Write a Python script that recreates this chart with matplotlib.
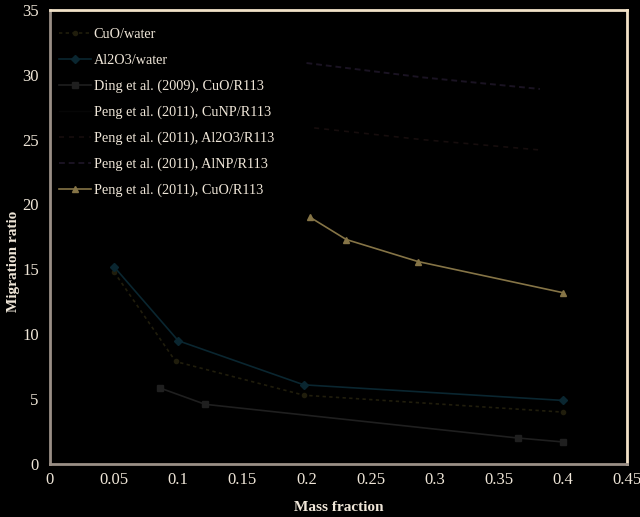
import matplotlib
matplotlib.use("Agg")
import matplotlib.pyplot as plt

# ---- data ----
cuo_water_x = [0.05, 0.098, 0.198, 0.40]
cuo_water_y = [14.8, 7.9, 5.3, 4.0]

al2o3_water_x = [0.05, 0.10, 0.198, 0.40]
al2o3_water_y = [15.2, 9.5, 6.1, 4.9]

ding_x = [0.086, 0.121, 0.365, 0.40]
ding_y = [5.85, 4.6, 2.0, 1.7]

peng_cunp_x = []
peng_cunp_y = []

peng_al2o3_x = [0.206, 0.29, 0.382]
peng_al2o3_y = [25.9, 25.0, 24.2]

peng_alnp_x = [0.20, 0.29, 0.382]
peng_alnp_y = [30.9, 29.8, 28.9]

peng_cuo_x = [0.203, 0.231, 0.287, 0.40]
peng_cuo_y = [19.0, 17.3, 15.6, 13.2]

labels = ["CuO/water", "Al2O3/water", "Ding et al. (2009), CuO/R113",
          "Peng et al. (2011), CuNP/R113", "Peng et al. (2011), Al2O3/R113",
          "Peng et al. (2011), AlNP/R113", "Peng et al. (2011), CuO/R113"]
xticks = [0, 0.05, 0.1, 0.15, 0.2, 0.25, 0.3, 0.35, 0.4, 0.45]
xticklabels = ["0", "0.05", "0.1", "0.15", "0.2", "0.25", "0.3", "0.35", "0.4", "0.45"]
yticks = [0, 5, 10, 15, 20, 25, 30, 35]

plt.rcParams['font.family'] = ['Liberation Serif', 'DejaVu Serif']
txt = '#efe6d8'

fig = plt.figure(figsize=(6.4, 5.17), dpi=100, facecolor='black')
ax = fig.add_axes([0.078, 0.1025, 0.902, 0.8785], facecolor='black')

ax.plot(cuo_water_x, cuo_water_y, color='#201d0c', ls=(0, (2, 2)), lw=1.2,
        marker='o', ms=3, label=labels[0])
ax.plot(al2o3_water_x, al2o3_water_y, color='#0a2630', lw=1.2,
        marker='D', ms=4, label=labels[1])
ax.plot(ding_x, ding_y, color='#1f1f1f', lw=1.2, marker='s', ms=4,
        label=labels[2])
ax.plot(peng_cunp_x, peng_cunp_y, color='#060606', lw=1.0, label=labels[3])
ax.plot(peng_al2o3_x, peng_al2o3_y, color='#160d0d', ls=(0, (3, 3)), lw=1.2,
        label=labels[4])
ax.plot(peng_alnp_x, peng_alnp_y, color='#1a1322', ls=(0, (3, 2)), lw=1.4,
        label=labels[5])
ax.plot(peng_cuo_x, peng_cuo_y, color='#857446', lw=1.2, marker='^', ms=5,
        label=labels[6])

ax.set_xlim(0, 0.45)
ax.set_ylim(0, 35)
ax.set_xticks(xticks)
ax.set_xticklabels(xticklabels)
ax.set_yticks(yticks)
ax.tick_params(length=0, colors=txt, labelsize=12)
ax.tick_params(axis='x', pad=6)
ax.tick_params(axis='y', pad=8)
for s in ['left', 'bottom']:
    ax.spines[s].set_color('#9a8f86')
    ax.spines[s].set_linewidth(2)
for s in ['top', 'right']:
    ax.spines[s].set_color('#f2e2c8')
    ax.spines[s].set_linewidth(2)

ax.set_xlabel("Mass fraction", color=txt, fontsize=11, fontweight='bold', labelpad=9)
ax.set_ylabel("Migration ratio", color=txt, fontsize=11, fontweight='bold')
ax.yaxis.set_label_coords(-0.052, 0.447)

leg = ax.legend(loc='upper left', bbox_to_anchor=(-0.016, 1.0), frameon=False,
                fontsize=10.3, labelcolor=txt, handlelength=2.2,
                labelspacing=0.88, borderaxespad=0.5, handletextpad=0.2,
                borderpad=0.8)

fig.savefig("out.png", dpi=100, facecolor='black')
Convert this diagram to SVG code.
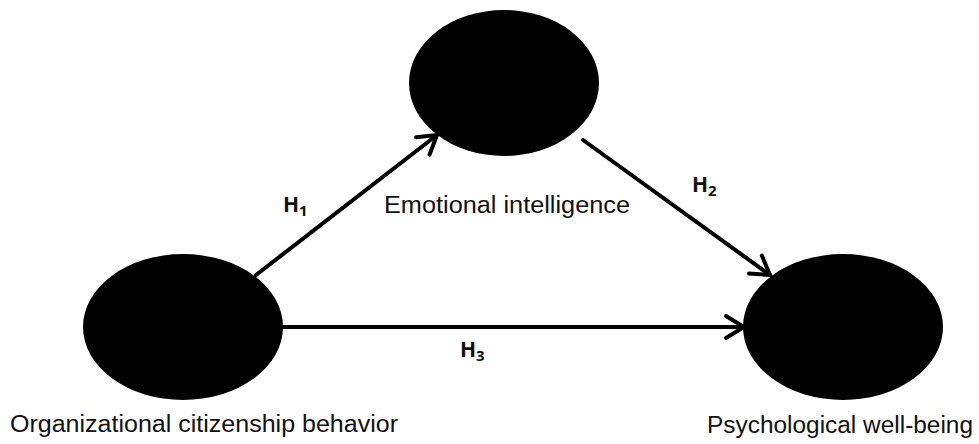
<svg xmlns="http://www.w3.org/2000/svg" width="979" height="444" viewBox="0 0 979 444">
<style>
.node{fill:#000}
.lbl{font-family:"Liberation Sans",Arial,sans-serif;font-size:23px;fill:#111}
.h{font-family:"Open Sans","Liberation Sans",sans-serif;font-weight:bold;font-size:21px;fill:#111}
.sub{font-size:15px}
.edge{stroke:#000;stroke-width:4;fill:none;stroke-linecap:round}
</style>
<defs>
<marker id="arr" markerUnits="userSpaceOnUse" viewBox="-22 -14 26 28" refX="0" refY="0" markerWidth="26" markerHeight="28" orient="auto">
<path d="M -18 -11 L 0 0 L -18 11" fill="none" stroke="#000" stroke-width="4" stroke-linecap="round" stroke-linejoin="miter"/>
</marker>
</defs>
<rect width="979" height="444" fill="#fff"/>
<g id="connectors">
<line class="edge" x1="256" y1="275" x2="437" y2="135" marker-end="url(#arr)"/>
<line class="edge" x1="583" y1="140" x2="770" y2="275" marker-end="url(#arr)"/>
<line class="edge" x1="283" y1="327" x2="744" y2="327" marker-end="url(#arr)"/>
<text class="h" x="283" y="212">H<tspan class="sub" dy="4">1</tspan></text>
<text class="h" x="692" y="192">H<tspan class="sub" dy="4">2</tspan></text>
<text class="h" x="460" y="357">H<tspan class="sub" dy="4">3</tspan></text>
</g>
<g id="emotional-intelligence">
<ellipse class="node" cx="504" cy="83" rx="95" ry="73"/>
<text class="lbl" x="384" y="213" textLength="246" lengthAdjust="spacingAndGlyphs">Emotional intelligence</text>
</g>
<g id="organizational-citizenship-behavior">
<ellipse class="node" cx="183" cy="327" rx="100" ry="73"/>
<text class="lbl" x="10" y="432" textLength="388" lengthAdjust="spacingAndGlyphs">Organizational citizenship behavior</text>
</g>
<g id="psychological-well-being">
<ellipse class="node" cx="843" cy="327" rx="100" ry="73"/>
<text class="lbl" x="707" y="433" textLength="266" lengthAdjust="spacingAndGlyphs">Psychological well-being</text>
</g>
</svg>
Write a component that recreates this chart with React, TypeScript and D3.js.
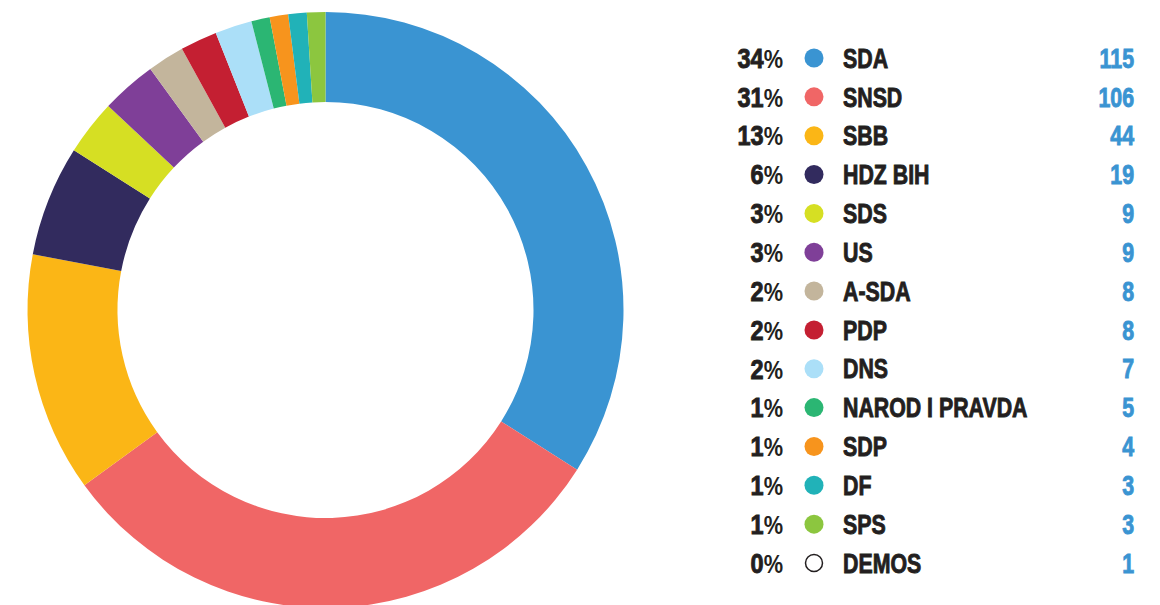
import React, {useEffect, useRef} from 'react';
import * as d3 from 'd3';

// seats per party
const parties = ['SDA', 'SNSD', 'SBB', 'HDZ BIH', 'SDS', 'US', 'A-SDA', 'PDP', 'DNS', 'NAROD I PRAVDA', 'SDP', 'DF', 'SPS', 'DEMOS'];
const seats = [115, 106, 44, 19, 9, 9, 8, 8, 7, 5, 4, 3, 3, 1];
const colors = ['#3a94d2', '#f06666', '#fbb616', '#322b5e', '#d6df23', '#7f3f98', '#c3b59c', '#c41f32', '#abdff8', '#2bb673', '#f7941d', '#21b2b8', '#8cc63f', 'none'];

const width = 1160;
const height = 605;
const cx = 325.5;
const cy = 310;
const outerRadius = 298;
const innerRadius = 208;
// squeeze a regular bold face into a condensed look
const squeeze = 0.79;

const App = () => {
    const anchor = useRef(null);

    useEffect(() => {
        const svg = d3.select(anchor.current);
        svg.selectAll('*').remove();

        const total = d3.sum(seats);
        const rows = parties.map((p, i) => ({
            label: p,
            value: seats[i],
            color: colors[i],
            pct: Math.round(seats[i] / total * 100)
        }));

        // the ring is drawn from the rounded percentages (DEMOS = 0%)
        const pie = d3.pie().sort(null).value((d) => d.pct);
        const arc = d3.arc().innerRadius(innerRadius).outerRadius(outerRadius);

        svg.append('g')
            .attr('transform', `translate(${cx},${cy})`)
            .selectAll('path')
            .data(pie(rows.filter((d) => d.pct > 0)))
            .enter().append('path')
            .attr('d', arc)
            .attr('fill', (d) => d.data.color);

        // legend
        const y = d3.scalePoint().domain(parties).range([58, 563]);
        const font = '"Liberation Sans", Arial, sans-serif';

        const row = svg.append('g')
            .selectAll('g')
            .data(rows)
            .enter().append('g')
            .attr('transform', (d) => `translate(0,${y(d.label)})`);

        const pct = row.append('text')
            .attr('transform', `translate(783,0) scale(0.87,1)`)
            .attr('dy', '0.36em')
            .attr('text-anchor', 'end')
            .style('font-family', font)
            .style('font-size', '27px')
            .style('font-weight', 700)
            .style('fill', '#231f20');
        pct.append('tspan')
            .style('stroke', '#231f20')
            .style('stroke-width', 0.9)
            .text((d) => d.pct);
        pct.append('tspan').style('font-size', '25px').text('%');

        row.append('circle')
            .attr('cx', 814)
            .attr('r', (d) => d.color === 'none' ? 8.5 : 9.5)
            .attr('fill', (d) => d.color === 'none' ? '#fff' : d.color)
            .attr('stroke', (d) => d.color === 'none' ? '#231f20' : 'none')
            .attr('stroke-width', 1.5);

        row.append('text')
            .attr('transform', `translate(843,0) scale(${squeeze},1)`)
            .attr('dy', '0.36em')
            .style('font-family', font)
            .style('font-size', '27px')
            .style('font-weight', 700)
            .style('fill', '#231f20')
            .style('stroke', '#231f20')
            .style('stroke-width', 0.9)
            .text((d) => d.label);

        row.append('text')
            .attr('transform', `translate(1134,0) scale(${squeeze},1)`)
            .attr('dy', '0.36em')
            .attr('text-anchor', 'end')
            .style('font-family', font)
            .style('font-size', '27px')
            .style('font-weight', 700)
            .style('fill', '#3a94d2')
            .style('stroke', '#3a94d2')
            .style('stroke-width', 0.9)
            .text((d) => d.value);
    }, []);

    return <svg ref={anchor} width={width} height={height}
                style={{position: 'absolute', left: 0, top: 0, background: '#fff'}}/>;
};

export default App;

○ ○ ○ ○ ○

- [Requirement] Pick out every line above that holds the word "Write" and copy it.

- [Output for this exercise]
Write a Python script that recreates this chart with matplotlib.
Write a component that recreates this chart with React, TypeScript and D3.js.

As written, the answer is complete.